I live and work by the motto "Surround yourself with people who dream bigger than you do" My makeup artists' name is Tiaja Pierre. a NAHA nominated makeup artist who is based out of Denver. Menez to Society were my wardrobe designers and stylists on my team - They are two first generation Mexican American men who are blowing up in the fashion industry. Follow them on IG @meneztosociety They are a creative force to be reckoned with. I predict their fashion line to be bought and sold Bergdorf's or Neiman's. Their work is stunning! I look for the dreamers, the go-getters, the do-ers. The people that I surround myself with are constantly and literally blowing my mind on a daily basis and I'm honored to have them on my side. Also, Black models are having a HUGE moment in fashion and beauty (it's about time) - and it should never end!
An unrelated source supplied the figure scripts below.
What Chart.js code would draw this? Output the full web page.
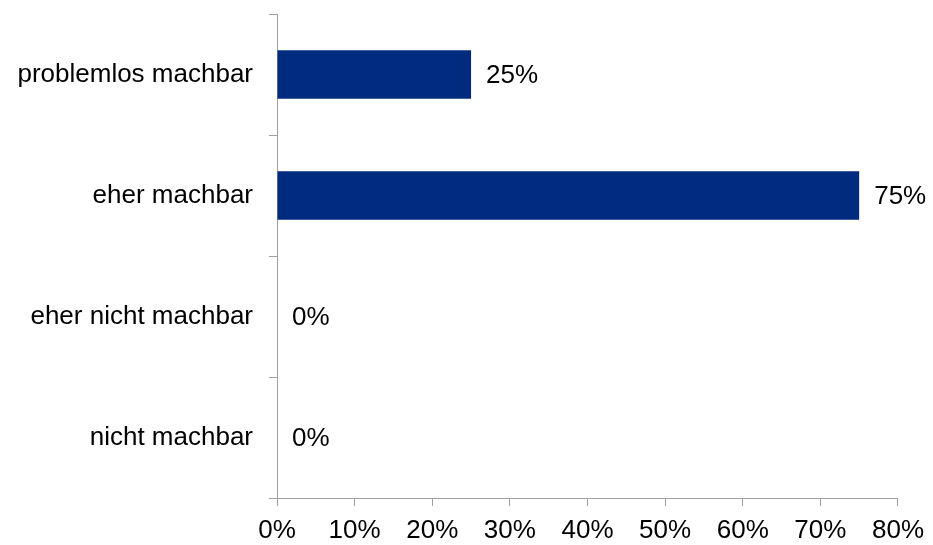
<!DOCTYPE html>
<html>
<head>
<meta charset="utf-8">
<script src="https://cdn.jsdelivr.net/npm/chart.js@4.4.1/dist/chart.umd.min.js"></script>
<style>
  html, body { margin: 0; padding: 0; background: #fff; }
  #wrap { width: 933px; height: 545px; }
</style>
</head>
<body>
<div id="wrap"><canvas id="chart" width="933" height="545"></canvas></div>
<script>
// answer categories and share of responses (%)
const categories = ['problemlos machbar', 'eher machbar', 'eher nicht machbar', 'nicht machbar'];
const shares = [25, 75, 0, 0];
const xTicks = [0, 10, 20, 30, 40, 50, 60, 70, 80];

const axisColor = '#a0a0a0';
const barColor = '#002b7f';
const font = { family: 'Arial, "Liberation Sans", sans-serif', size: 26 };

// value labels printed just past the end of each bar
const valueLabels = {
  id: 'valueLabels',
  afterDatasetsDraw(chart) {
    const ctx = chart.ctx;
    const meta = chart.getDatasetMeta(0);
    ctx.save();
    ctx.font = font.size + 'px ' + font.family;
    ctx.fillStyle = '#000';
    ctx.textAlign = 'left';
    ctx.textBaseline = 'middle';
    meta.data.forEach((bar, i) => {
      ctx.fillText(shares[i] + '%', bar.x + 15, bar.y + 1);
    });
    ctx.restore();
  }
};

new Chart(document.getElementById('chart'), {
  type: 'bar',
  data: {
    labels: categories,
    datasets: [{
      data: shares,
      backgroundColor: barColor,
      borderWidth: 0,
      barPercentage: 0.4,
      categoryPercentage: 1
    }]
  },
  options: {
    indexAxis: 'y',
    responsive: false,
    animation: false,
    layout: { padding: { top: 14, right: 33, left: 0, bottom: 0 } },
    plugins: {
      legend: { display: false },
      tooltip: { enabled: false }
    },
    scales: {
      x: {
        min: 0,
        max: 80,
        afterBuildTicks: (scale) => { scale.ticks = xTicks.map(v => ({ value: v })); },
        afterFit: (scale) => { scale.height = 47; },
        ticks: {
          color: '#000',
          font: font,
          padding: 9,
          maxRotation: 0,
          callback: (v) => v + '%'
        },
        grid: { drawOnChartArea: false, drawTicks: true, tickLength: 8, color: axisColor },
        border: { color: axisColor, width: 1 }
      },
      y: {
        afterFit: (scale) => {
          scale.width = 277;
          scale.paddingTop = 0;
          scale.paddingBottom = 0;
        },
        ticks: { color: '#000', font: font, padding: 16 },
        grid: { drawOnChartArea: false, drawTicks: true, tickLength: 8, color: axisColor, offset: true },
        border: { color: axisColor, width: 1 }
      }
    }
  },
  plugins: [valueLabels]
});
</script>
</body>
</html>
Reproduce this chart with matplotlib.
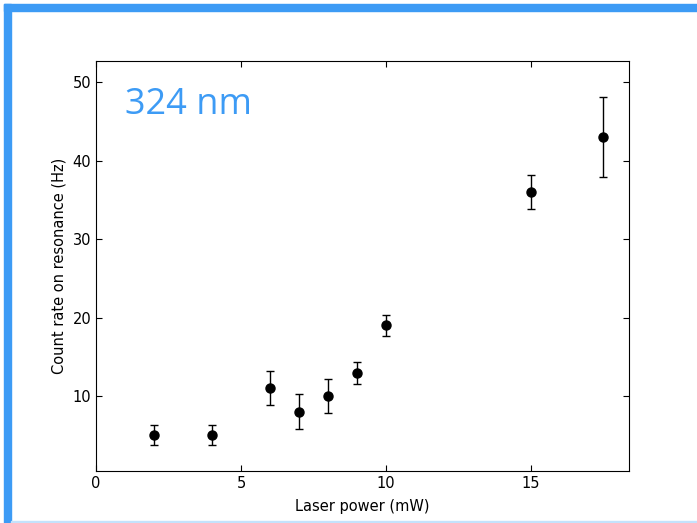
import matplotlib
matplotlib.use("Agg")
import matplotlib.pyplot as plt
from matplotlib.patches import Rectangle

power = [2, 4, 6, 7, 8, 9, 10, 15, 17.5]
rate = [5, 5, 11, 8, 10, 13, 19, 36, 43]
err = [1.3, 1.3, 2.2, 2.2, 2.2, 1.4, 1.3, 2.2, 5.1]
xticks = [0, 5, 10, 15]
yticks = [10, 20, 30, 40, 50]

W, H = 697, 523
fig = plt.figure(figsize=(W / 100, H / 100), dpi=100)
fig.patch.set_facecolor("white")

blue = "#3d9bf5"
# slide frame
fig.patches.append(Rectangle((4 / W, 0), 7 / W, 1 - 4 / H, transform=fig.transFigure, color=blue, zorder=0))
fig.patches.append(Rectangle((4 / W, 1 - 11 / H), 1 - 4 / W, 7 / H, transform=fig.transFigure, color=blue, zorder=0))
fig.patches.append(Rectangle((11 / W, 0), 1 - 11 / W, 2 / H, transform=fig.transFigure, color="#c4e2fc", zorder=0))

ax = fig.add_axes([96 / W, 1 - 471 / H, (629 - 96) / W, (471 - 61) / H])
ax.errorbar(power, rate, yerr=err, fmt="o", color="black", ecolor="black",
            markersize=6.5, capsize=3, elinewidth=1, capthick=1)
ax.set_xlim(0, 18.38)
ax.set_ylim(0.45, 52.7)
ax.set_xticks(xticks)
ax.set_yticks(yticks)
ax.tick_params(direction="in", top=True, right=True, length=4, labelsize=10.5)
ax.set_xlabel("Laser power (mW)", fontsize=10.5, labelpad=6)
ax.set_ylabel("Count rate on resonance (Hz)", fontsize=10.5)
ax.text(1.0, 46.0, "324 nm", color=blue, fontsize=26, family=["Open Sans", "DejaVu Sans"],
        ha="left", va="baseline")

fig.savefig("out.png", dpi=100)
Makeup brands like Fenty Beauty, Jeremy Scott for MOSCHINO are dishing out more opportunities for black models to appear in campaigns and on runways. Thanks to this work, it looks like the melanin moment will turn into a permanent movement. We still have a long way to go before these industries can be truly inclusive, but the progress that is being made makes the future so exciting! My photographers name is Melanie Watson, a NAHA nominated photographer from Australia who is based out of Denver where we both live. I fell in love with her puppy portraits and fell in love with her candid photos. The rest is history.
Where will we find you in Long Beach?
I'll still be that sponge taking it all in. Eyes wide open! SO many of my colleages will be teaching at ISSE so Ill be in attendance to support them
What are you looking forward to most about NAHA 2019?
This is the first time in 30 years that the awards show will be held in California! The day of NAHA my team and I will be celebrating during the day at the Beverly Hilton in Beverly Hills poolside. A little bit of relaxation before the big show. They all deserve it. I'm also looking forward to the red carpet reception and seeing all the superstars in this industry that I love and admire. This is such a HUGE honor I'm just going to be taking it all in. Every last minute of it and hope that I never wake up!